(Code that draws figures)
════════════════════

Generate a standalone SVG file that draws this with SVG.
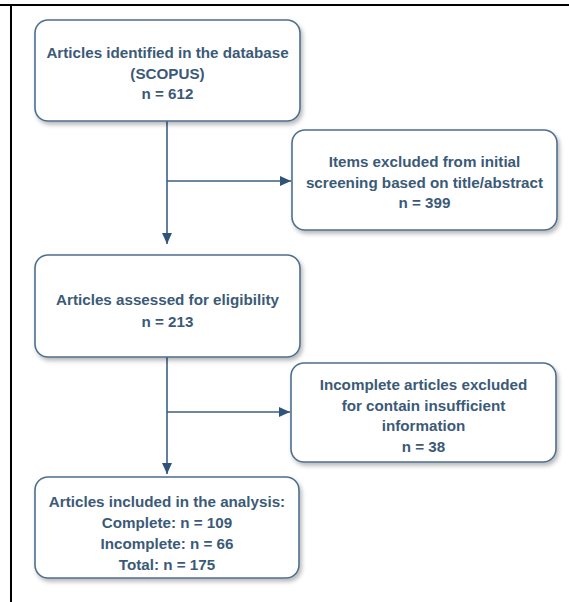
<svg xmlns="http://www.w3.org/2000/svg" width="569" height="602" viewBox="0 0 569 602">
<defs>
<style>
.box{fill:#ffffff;stroke:#4e6f8e;stroke-width:1.6;filter:url(#sh)}
.t{font-family:"Liberation Sans",Arial,sans-serif;font-weight:bold;font-size:15.2px;fill:#3b5a78;text-anchor:middle}
.c{fill:none;stroke:#3d5f82;stroke-width:1.6}
</style>
<filter id="sh" x="-10%" y="-10%" width="125%" height="135%">
<feDropShadow dx="2" dy="3" stdDeviation="2" flood-color="#000" flood-opacity="0.28"/>
</filter>
<marker id="ah" viewBox="0 0 10 10" refX="10" refY="5" markerWidth="11" markerHeight="11" markerUnits="userSpaceOnUse" orient="auto">
<path d="M0,0.5 L10,5 L0,9.5 Z" fill="#2f5479"/>
</marker>
</defs>
<rect width="569" height="602" fill="#ffffff"/>
<g id="frame">
<line x1="0" y1="5" x2="569" y2="5" stroke="#000" stroke-width="2"/>
<line x1="11" y1="4" x2="11" y2="602" stroke="#000" stroke-width="2"/>
</g>
<g id="connectors">
<path class="c" d="M167,121 V244" marker-end="url(#ah)"/>
<path class="c" d="M167,181 H291" marker-end="url(#ah)"/>
<path class="c" d="M167,357 V474" marker-end="url(#ah)"/>
<path class="c" d="M167,412 H290" marker-end="url(#ah)"/>
</g>
<g id="n1">
<rect class="box" x="35" y="20" width="265" height="101" rx="13"/>
<text class="t" x="167.5" y="58">Articles identified in the database</text>
<text class="t" x="167.5" y="78.5">(SCOPUS)</text>
<text class="t" x="167.5" y="99">n = 612</text>
</g>
<g id="n2">
<rect class="box" x="292" y="130" width="265" height="100" rx="13"/>
<text class="t" x="424.5" y="167">Items excluded from initial</text>
<text class="t" x="424.5" y="187.5">screening based on title/abstract</text>
<text class="t" x="424.5" y="208">n = 399</text>
</g>
<g id="n3">
<rect class="box" x="35" y="255" width="265" height="102" rx="13"/>
<text class="t" x="167.5" y="305">Articles assessed for eligibility</text>
<text class="t" x="167.5" y="326.5">n = 213</text>
</g>
<g id="n4">
<rect class="box" x="291" y="363" width="265" height="99" rx="13"/>
<text class="t" x="423.5" y="390">Incomplete articles excluded</text>
<text class="t" x="423.5" y="410.5">for contain insufficient</text>
<text class="t" x="423.5" y="431">information</text>
<text class="t" x="423.5" y="451.5">n = 38</text>
</g>
<g id="n5">
<rect class="box" x="35" y="477" width="264" height="101" rx="13"/>
<text class="t" x="167" y="507">Articles included in the analysis:</text>
<text class="t" x="167" y="528">Complete: n = 109</text>
<text class="t" x="167" y="549">Incomplete: n = 66</text>
<text class="t" x="167" y="569.5">Total: n = 175</text>
</g>
</svg>
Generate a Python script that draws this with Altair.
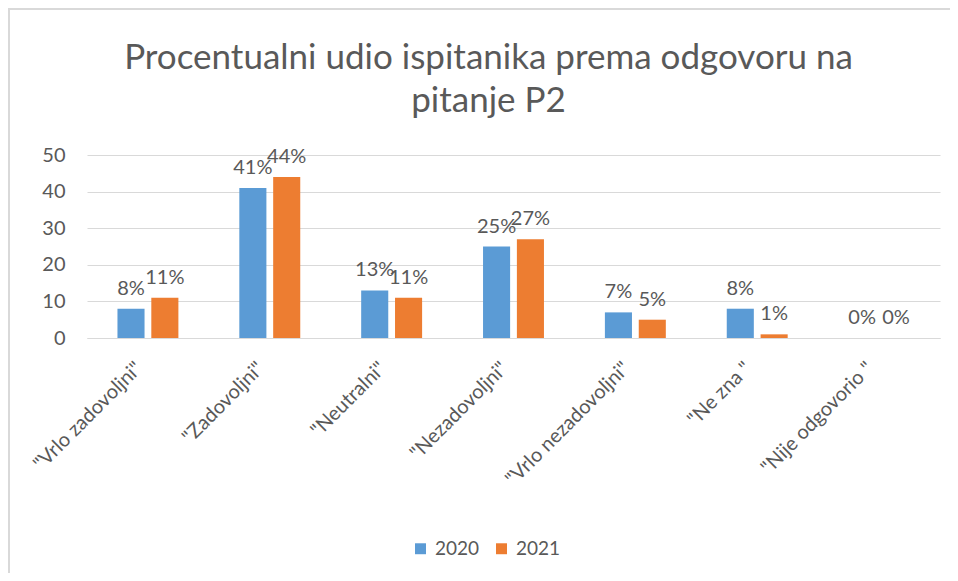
import altair as alt
import pandas as pd

categories = ['"Vrlo zadovoljni"', '"Zadovoljni"', '"Neutralni"', '"Nezadovoljni"',
              '"Vrlo nezadovoljni"', '"Ne zna "', '"Nije odgovorio "']
years = ["2020", "2021"]
values_2020 = [8, 41, 13, 25, 7, 8, 0]
values_2021 = [11, 44, 11, 27, 5, 1, 0]

rows = []
for c, v0, v1 in zip(categories, values_2020, values_2021):
    rows.append({"cat": c, "year": "2020", "val": v0, "lab": f"{v0}%"})
    rows.append({"cat": c, "year": "2021", "val": v1, "lab": f"{v1}%"})
df = pd.DataFrame(rows)

FONT = "Lato"
GRAY = "#595959"

x_enc = alt.X("cat:N", sort=categories, title=None,
              scale=alt.Scale(paddingInner=0.5, paddingOuter=0.25),
              axis=alt.Axis(labelAngle=-45, labelAlign="right", labelBaseline="top",
                            labelFontSize=20, labelColor=GRAY,
                            labelFont=FONT, ticks=False, domain=True,
                            domainColor="#D9D9D9", labelPadding=20,
                            labelOffset=-16,
                            labelLimit=300))
y_enc = alt.Y("val:Q", title=None,
              scale=alt.Scale(domain=[0, 50]),
              axis=alt.Axis(values=[0, 10, 20, 30, 40, 50], labelFontSize=20,
                            labelColor=GRAY, labelFont=FONT, ticks=False,
                            labelOverlap=False,
                            domain=False, gridColor="#D9D9D9", labelPadding=22))
xoff = alt.XOffset("year:N", sort=years, scale=alt.Scale(paddingInner=0.2, paddingOuter=0))
color = alt.Color("year:N", sort=years,
                  scale=alt.Scale(domain=years, range=["#5B9BD5", "#ED7D31"]),
                  legend=alt.Legend(title=None, orient="none", legendX=324, legendY=384,
                                    direction="horizontal", symbolType="square",
                                    symbolSize=120, symbolStrokeWidth=0,
                                    labelFontSize=19, labelColor=GRAY, labelFont=FONT,
                                    columnPadding=12, labelOffset=5))

base = alt.Chart(df)

bars = base.mark_bar().encode(x=x_enc, xOffset=xoff, y=y_enc, color=color)

labels = base.mark_text(fontSize=20, font=FONT, color=GRAY, baseline="alphabetic", dy=-14).encode(
    x=x_enc, xOffset=xoff, y=y_enc, text="lab:N",
)

frame_df = pd.DataFrame({"a": [0]})
frame = alt.Chart(frame_df).mark_rect(fill=None, stroke="#D9D9D9", strokeWidth=2).encode(
    x=alt.value(-78), x2=alt.value(900), y=alt.value(-146), y2=alt.value(600)
)

chart = alt.layer(frame, bars, labels).properties(
    width=853, height=183,
    background="white",
    title=alt.Title(["Procentualni udio ispitanika prema odgovoru na", "pitanje P2"],
                    fontSize=35, fontWeight="normal", color=GRAY, font=FONT,
                    lineHeight=43, anchor="middle", frame="group", dx=-25, offset=-111),
    padding={"left": 79, "top": 147, "right": 10, "bottom": 235},
    autosize=alt.AutoSizeParams(type="none"),
).configure_view(stroke=None)

chart.save("out.html", embed_options={"renderer": "svg", "actions": False})
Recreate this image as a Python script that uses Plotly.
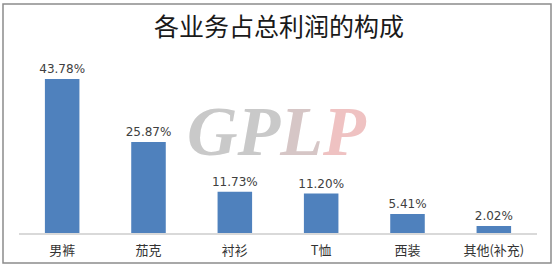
import plotly.graph_objects as go

categories = ["男裤", "茄克", "衬衫", "T恤", "西装", "其他(补充)"]
values = [43.78, 25.87, 11.73, 11.20, 5.41, 2.02]
labels = ["43.78%", "25.87%", "11.73%", "11.20%", "5.41%", "2.02%"]
title_text = "各业务占总利润的构成"

fig = go.Figure()
fig.add_trace(go.Bar(
    x=categories, y=values, text=labels,
    textposition="outside", cliponaxis=False, constraintext="none",
    textfont=dict(family="DejaVu Sans", size=12, color="#404040"),
    marker=dict(color="#4f81bd", line=dict(width=0)),
    width=0.4,
))

W, H = 558, 268
L, R, T, B = 19, 21, 57, 35
pw, ph = W - L - R, H - T - B

def px(xp):
    return (xp - L) / pw

def py(yp):
    return (H - B - yp) / ph

fig.add_shape(type="rect", xref="paper", yref="paper",
              x0=px(3), x1=px(551), y0=py(263), y1=py(4),
              line=dict(color="#8c8c8c", width=1.5), layer="below")

fig.add_annotation(
    xref="paper", yref="paper", x=px(277), y=py(131),
    text="<b><i><span style='color:#c9c9c9'>GP</span><span style='color:#d6c6c6'>L</span><span style='color:#efc2c2'>P</span></i></b>",
    showarrow=False, font=dict(family="Liberation Serif", size=70),
    xanchor="center", yanchor="middle",
)

fig.update_layout(
    width=W, height=H,
    margin=dict(l=L, r=R, t=T, b=B),
    paper_bgcolor="white", plot_bgcolor="white",
    showlegend=False,
    bargap=0.6,
    title=dict(text=title_text, x=0.5, xanchor="center", y=1 - 27 / H, yanchor="middle",
               font=dict(family="Noto Sans CJK SC", size=25, color="#1a1a1a")),
    xaxis=dict(showgrid=False, showline=True, linecolor="#d9d9d9", linewidth=1.5,
               ticks="", ticklabelstandoff=5, automargin=False,
               tickfont=dict(family="Noto Sans CJK SC", size=13, color="#333333")),
    yaxis=dict(range=[0, 50], visible=False, showgrid=False, zeroline=False),
)

fig.write_html("out.html")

════════════════════

- [Written task]:
Look through the listing above. Pick out each line with "Python" and copy it.

- [Response]:
Generate a Python script that draws this with Altair.
Recreate this image as a Python script that uses Plotly.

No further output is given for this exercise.